Ambassador Arturo Pérez Martínez provides us with an illustrative and curious document on Bangladesh

Bangladesh and (suddenly) Spain

Bangladesh y (de repente) España

Although in recent times there has been a change in trend, Spanish diplomats are not characterised by a voluminous literary production accessible to the general public. The archives of the Ministry of Foreign Affairs are surely full of dossiers, notes and secret communications that could be used to trace the tempestuous history of successes and mistakes, in some cases decisive and transcendental, but always with consequences, that have shaped Spain's role in the world.

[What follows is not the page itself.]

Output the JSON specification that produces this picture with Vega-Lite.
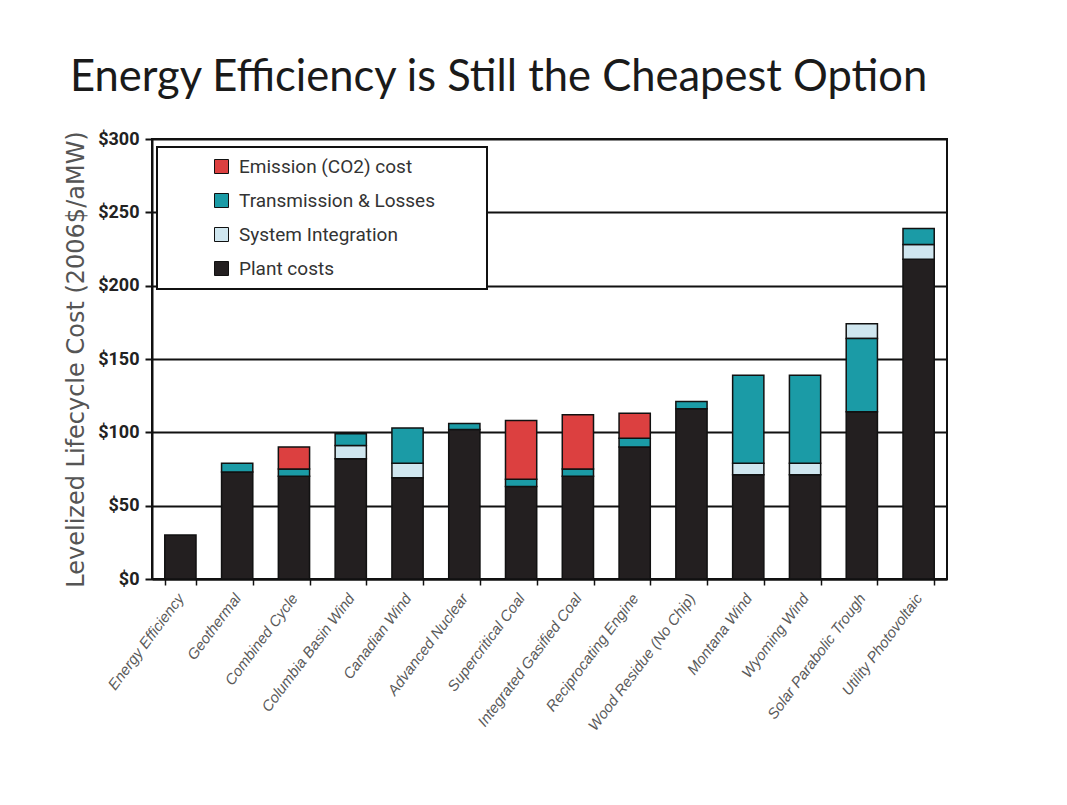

Ambassador Arturo Pérez Martínez provides us with a document that is both illustrative and curious about one of the countries in which he served, usually far from the media spotlight, only coming to the forefront in the wake of the annual and severe monsoon floods, or because of the human tragedies caused by the collapse of buildings, under the rubble of which hundreds of textile workers perish.

Bangladesh

Bangladesh and (suddenly) Spain. Historias de dos países' (Ed. Nueva Estrella), written with Bangladeshi-Spanish professor Chaklader Mahboob-Ul Alam, tells us all this and much more, starting with the vicissitudes involved in opening an embassy. And what had Spain missed to install a full diplomatic representation in Dhaka? When Ambassador Pérez Martínez receives the assignment in 2007, Spain is the destination of massive illegal Bangladeshi immigration, so his first mission will be to change this flow into legal channels, a task he himself admits he did not manage to complete successfully. It is also the culminating moment of the relocation of many European and, of course, Spanish companies to Asia, thanks to notably lower wages and working conditions that are far removed from the parameters required in the European Union.

Without shedding his diplomatic status, Pérez Martínez does not dodge any of the delicate issues in Spanish-Bangladeshi relations, including the ever-present problem of corruption and the commissions, or rather bribes, that any businessman has to face in order to work in that and any other Asian country with any guarantee of success.

Bangladesh
An ambitious but concise work

Obviously, the first condition for an ambassador who is worthy of such a title is to have a thorough knowledge of the country in which he or she is the official representative of his or her country of origin. Arturo Pérez Martínez and Chaklader Mahboob-Ul Alam, without overwhelming the reader, offer a historical and geographical overview of great interest, seasoned with the most recent episodes, especially the process of independence first from the British Empire as East Pakistan, and then as a breakaway from the latter, naturally with the help of India, and the corresponding construction of the country, led by Sheikh Mujibur Rahman, who was assassinated along with his family in 1975. The criminal trial of the perpetrators of the massacre would not begin until 1996, but dragged on until 3 January 2010, when the court handed down five death sentences, executed after midnight on 27 January after the last appeals had been exhausted and requests for postponement from European ambassadors, then under the rotating EU presidency of the Spaniard, were ignored.

But, along with the bitter pains of attending and even "failing" in situations like this, there are many others in which a management, mediation, decision or decisive intervention is successful, which translates into avoiding a prolonged arrest, or perhaps something more serious; a company that finally manages to establish itself, take off and multiply its production, or the opening of new channels of relations and business between entrepreneurs from both countries.

Bangladesh

The book, profusely illustrated with impeccably edited maps and photographs, closes with the discovery of some of the many monuments of historical and tourist interest that Bangladesh contains, a guide that is of great interest to the immense number of people who have never set foot in a country that no longer needs Spanish development aid funds, a consequence of the exponential multiplication of its GDP. It is the culmination of a complete journey through a territory with more than four thousand years of history, prefaced in the book by the Nobel Peace Prize winner Muhammad Yunus, the economics professor who invented micro-credits and inspired the world of the three zeros: zero poverty, zero net carbon emissions and zero unemployment. It is a brief but gigantic programme for a world that is as globalised as it is interdependent.  It is he himself who praises this work, describing it as "ambitious, but concise", after acknowledging that he did not expect such a complete and varied result with respect to the first book of its kind that, to his knowledge, has appeared in Spanish.